Directive
Skip the pictures. Transcribe the rest of the data below without changing a word.

Data segment
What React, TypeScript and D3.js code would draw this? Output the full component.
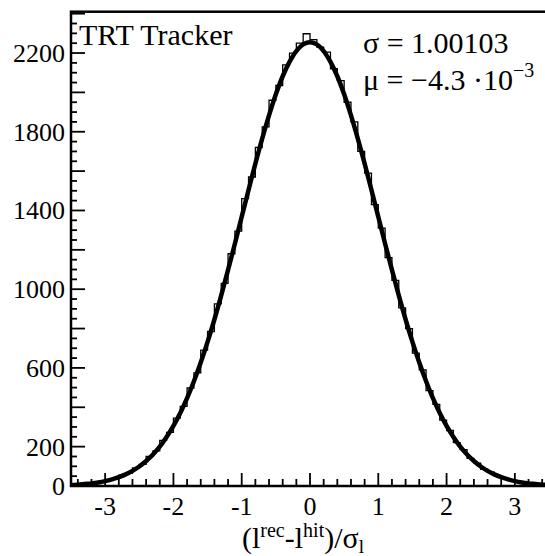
import { useEffect, useRef } from 'react';
import * as d3 from 'd3';

// histogram: 70 bins of width 0.1 from -3.5 to 3.5 (counts)
const binEdges = d3.range(-3.5, 3.45, 0.1);
const binCounts = [
  7, 10, 11, 18, 21, 33, 38, 55, 66, 92,
  110, 150, 178, 232, 272, 345, 405, 498, 575, 690,
  785, 925, 1030, 1180, 1295, 1460, 1570, 1720, 1825, 1960,
  2035, 2140, 2200, 2250, 2298,
  2268, 2230, 2205, 2120, 2060, 1950, 1850, 1700, 1590, 1430,
  1310, 1160, 1045, 905, 800, 675, 590, 485, 415, 335,
  282, 220, 185, 140, 116, 85, 70, 50, 42, 28,
  23, 15, 13, 7, 6,
];

// gaussian fit, sampled every 0.1 from -3.5 to 3.5
const fitX = d3.range(-3.5, 3.55, 0.1);
const fitY = [
  5, 7, 10, 13, 18, 25, 34, 45, 59, 77,
  99, 127, 160, 200, 249, 305, 371, 446, 532, 627,
  732, 846, 969, 1098, 1231, 1368, 1504, 1638, 1765, 1883,
  1990, 2082, 2155, 2210, 2244, 2255, 2244, 2210, 2155, 2082,
  1990, 1883, 1765, 1638, 1504, 1368, 1231, 1098, 969, 846,
  732, 627, 532, 446, 371, 305, 249, 200, 160, 127,
  99, 77, 59, 45, 34, 25, 18, 13, 10, 7, 5,
];

const yLabels = [0, 200, 600, 1000, 1400, 1800, 2200];
const xLabels = [-3, -2, -1, 0, 1, 2, 3];

const FONT = "'Liberation Serif', 'Times New Roman', 'DejaVu Serif', serif";

const App = () => {
  const ref = useRef<SVGSVGElement>(null);

  useEffect(() => {
    const svg = d3.select(ref.current);
    svg.selectAll('*').remove();

    const left = 71, right = 549, top = 11.7, bottom = 486;
    const x = d3.scaleLinear().domain([-3.5, 3.5]).range([left, right]);
    const y = d3.scaleLinear().domain([0, 2410]).range([bottom, top]);

    svg.append('defs').append('clipPath').attr('id', 'plotclip')
      .append('rect').attr('x', left).attr('y', top)
      .attr('width', right - left).attr('height', bottom - top);

    const plot = svg.append('g').attr('clip-path', 'url(#plotclip)');

    // histogram outline
    const pts: [number, number][] = binEdges.map((e, i) => [e, binCounts[i]]);
    pts.push([3.5, binCounts[binCounts.length - 1]]);
    const step = d3.line<[number, number]>()
      .x(d => x(d[0])).y(d => y(d[1]))
      .curve(d3.curveStepAfter);
    plot.append('path').attr('d', step(pts))
      .attr('fill', 'none').attr('stroke', 'black').attr('stroke-width', 1.3);

    // fit curve
    const fit = d3.line<number>()
      .x((d, i) => x(fitX[i])).y(d => y(d))
      .curve(d3.curveCatmullRom);
    plot.append('path').attr('d', fit(fitY))
      .attr('fill', 'none').attr('stroke', 'black').attr('stroke-width', 4.5)
      .attr('stroke-linejoin', 'round');

    // ticks
    const ticks = svg.append('g').attr('stroke', 'black').attr('stroke-width', 1.8);
    d3.range(0, 2401, 50).forEach(v => {
      const len = v % 200 === 0 ? 14 : 6;
      ticks.append('line').attr('x1', left).attr('x2', left + len)
        .attr('y1', y(v)).attr('y2', y(v));
    });
    d3.range(-34, 35, 2).forEach(k => {
      const v = k / 10;
      const len = k % 10 === 0 ? 13 : 7;
      ticks.append('line').attr('x1', x(v)).attr('x2', x(v))
        .attr('y1', bottom).attr('y2', bottom - len);
    });

    // frame
    svg.append('rect').attr('x', left).attr('y', top)
      .attr('width', right - left).attr('height', bottom - top)
      .attr('fill', 'none').attr('stroke', 'black').attr('stroke-width', 2.5);

    const txt = (sel: any, size: number) =>
      sel.attr('font-family', FONT).attr('font-size', size).attr('fill', 'black');

    // tick labels
    txt(svg.append('g'), 26).selectAll('text').data(yLabels).enter().append('text')
      .attr('x', 65).attr('y', (d: number) => y(d) + 9)
      .attr('text-anchor', 'end')
      .text((d: number) => d);
    txt(svg.append('g'), 26).selectAll('text').data(xLabels).enter().append('text')
      .attr('x', (d: number) => x(d)).attr('y', 515)
      .attr('text-anchor', 'middle')
      .text((d: number) => d);

    // axis title
    const title = txt(svg.append('text'), 30).attr('x', 303).attr('y', 548)
      .attr('text-anchor', 'middle');
    title.append('tspan').text('(l');
    title.append('tspan').attr('dy', -11).attr('font-size', 20).text('rec');
    title.append('tspan').attr('dy', 11).text('-l');
    title.append('tspan').attr('dy', -11).attr('font-size', 20).text('hit');
    title.append('tspan').attr('dy', 11).text(')/σ');
    title.append('tspan').attr('dy', 5).attr('font-size', 19).text('l');

    // labels
    txt(svg.append('text'), 30).attr('x', 79).attr('y', 45)
      .text('TRT Tracker');
    txt(svg.append('text'), 30).attr('x', 363).attr('y', 53)
      .text('σ = 1.00103');
    const mu = txt(svg.append('text'), 30).attr('x', 363).attr('y', 90);
    mu.append('tspan').text('μ = −4.3 ·10');
    mu.append('tspan').attr('dy', -13).attr('font-size', 20).text('−3');
  }, []);

  return (
    <div>
      <svg ref={ref} width={545} height={556}
        style={{ position: 'absolute', left: 0, top: 0, background: 'white' }} />
    </div>
  );
};

export default App;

In response
What React, TypeScript and D3.js code would draw this? Output the full component.
import { useEffect, useRef } from 'react';
import * as d3 from 'd3';

// histogram: 70 bins of width 0.1 from -3.5 to 3.5 (counts)
const binEdges = d3.range(-3.5, 3.45, 0.1);
const binCounts = [
  7, 10, 11, 18, 21, 33, 38, 55, 66, 92,
  110, 150, 178, 232, 272, 345, 405, 498, 575, 690,
  785, 925, 1030, 1180, 1295, 1460, 1570, 1720, 1825, 1960,
  2035, 2140, 2200, 2250, 2298,
  2268, 2230, 2205, 2120, 2060, 1950, 1850, 1700, 1590, 1430,
  1310, 1160, 1045, 905, 800, 675, 590, 485, 415, 335,
  282, 220, 185, 140, 116, 85, 70, 50, 42, 28,
  23, 15, 13, 7, 6,
];

// gaussian fit, sampled every 0.1 from -3.5 to 3.5
const fitX = d3.range(-3.5, 3.55, 0.1);
const fitY = [
  5, 7, 10, 13, 18, 25, 34, 45, 59, 77,
  99, 127, 160, 200, 249, 305, 371, 446, 532, 627,
  732, 846, 969, 1098, 1231, 1368, 1504, 1638, 1765, 1883,
  1990, 2082, 2155, 2210, 2244, 2255, 2244, 2210, 2155, 2082,
  1990, 1883, 1765, 1638, 1504, 1368, 1231, 1098, 969, 846,
  732, 627, 532, 446, 371, 305, 249, 200, 160, 127,
  99, 77, 59, 45, 34, 25, 18, 13, 10, 7, 5,
];

const yLabels = [0, 200, 600, 1000, 1400, 1800, 2200];
const xLabels = [-3, -2, -1, 0, 1, 2, 3];

const FONT = "'Liberation Serif', 'Times New Roman', 'DejaVu Serif', serif";

const App = () => {
  const ref = useRef<SVGSVGElement>(null);

  useEffect(() => {
    const svg = d3.select(ref.current);
    svg.selectAll('*').remove();

    const left = 71, right = 549, top = 11.7, bottom = 486;
    const x = d3.scaleLinear().domain([-3.5, 3.5]).range([left, right]);
    const y = d3.scaleLinear().domain([0, 2410]).range([bottom, top]);

    svg.append('defs').append('clipPath').attr('id', 'plotclip')
      .append('rect').attr('x', left).attr('y', top)
      .attr('width', right - left).attr('height', bottom - top);

    const plot = svg.append('g').attr('clip-path', 'url(#plotclip)');

    // histogram outline
    const pts: [number, number][] = binEdges.map((e, i) => [e, binCounts[i]]);
    pts.push([3.5, binCounts[binCounts.length - 1]]);
    const step = d3.line<[number, number]>()
      .x(d => x(d[0])).y(d => y(d[1]))
      .curve(d3.curveStepAfter);
    plot.append('path').attr('d', step(pts))
      .attr('fill', 'none').attr('stroke', 'black').attr('stroke-width', 1.3);

    // fit curve
    const fit = d3.line<number>()
      .x((d, i) => x(fitX[i])).y(d => y(d))
      .curve(d3.curveCatmullRom);
    plot.append('path').attr('d', fit(fitY))
      .attr('fill', 'none').attr('stroke', 'black').attr('stroke-width', 4.5)
      .attr('stroke-linejoin', 'round');

    // ticks
    const ticks = svg.append('g').attr('stroke', 'black').attr('stroke-width', 1.8);
    d3.range(0, 2401, 50).forEach(v => {
      const len = v % 200 === 0 ? 14 : 6;
      ticks.append('line').attr('x1', left).attr('x2', left + len)
        .attr('y1', y(v)).attr('y2', y(v));
    });
    d3.range(-34, 35, 2).forEach(k => {
      const v = k / 10;
      const len = k % 10 === 0 ? 13 : 7;
      ticks.append('line').attr('x1', x(v)).attr('x2', x(v))
        .attr('y1', bottom).attr('y2', bottom - len);
    });

    // frame
    svg.append('rect').attr('x', left).attr('y', top)
      .attr('width', right - left).attr('height', bottom - top)
      .attr('fill', 'none').attr('stroke', 'black').attr('stroke-width', 2.5);

    const txt = (sel: any, size: number) =>
      sel.attr('font-family', FONT).attr('font-size', size).attr('fill', 'black');

    // tick labels
    txt(svg.append('g'), 26).selectAll('text').data(yLabels).enter().append('text')
      .attr('x', 65).attr('y', (d: number) => y(d) + 9)
      .attr('text-anchor', 'end')
      .text((d: number) => d);
    txt(svg.append('g'), 26).selectAll('text').data(xLabels).enter().append('text')
      .attr('x', (d: number) => x(d)).attr('y', 515)
      .attr('text-anchor', 'middle')
      .text((d: number) => d);

    // axis title
    const title = txt(svg.append('text'), 30).attr('x', 303).attr('y', 548)
      .attr('text-anchor', 'middle');
    title.append('tspan').text('(l');
    title.append('tspan').attr('dy', -11).attr('font-size', 20).text('rec');
    title.append('tspan').attr('dy', 11).text('-l');
    title.append('tspan').attr('dy', -11).attr('font-size', 20).text('hit');
    title.append('tspan').attr('dy', 11).text(')/σ');
    title.append('tspan').attr('dy', 5).attr('font-size', 19).text('l');

    // labels
    txt(svg.append('text'), 30).attr('x', 79).attr('y', 45)
      .text('TRT Tracker');
    txt(svg.append('text'), 30).attr('x', 363).attr('y', 53)
      .text('σ = 1.00103');
    const mu = txt(svg.append('text'), 30).attr('x', 363).attr('y', 90);
    mu.append('tspan').text('μ = −4.3 ·10');
    mu.append('tspan').attr('dy', -13).attr('font-size', 20).text('−3');
  }, []);

  return (
    <div>
      <svg ref={ref} width={545} height={556}
        style={{ position: 'absolute', left: 0, top: 0, background: 'white' }} />
    </div>
  );
};

export default App;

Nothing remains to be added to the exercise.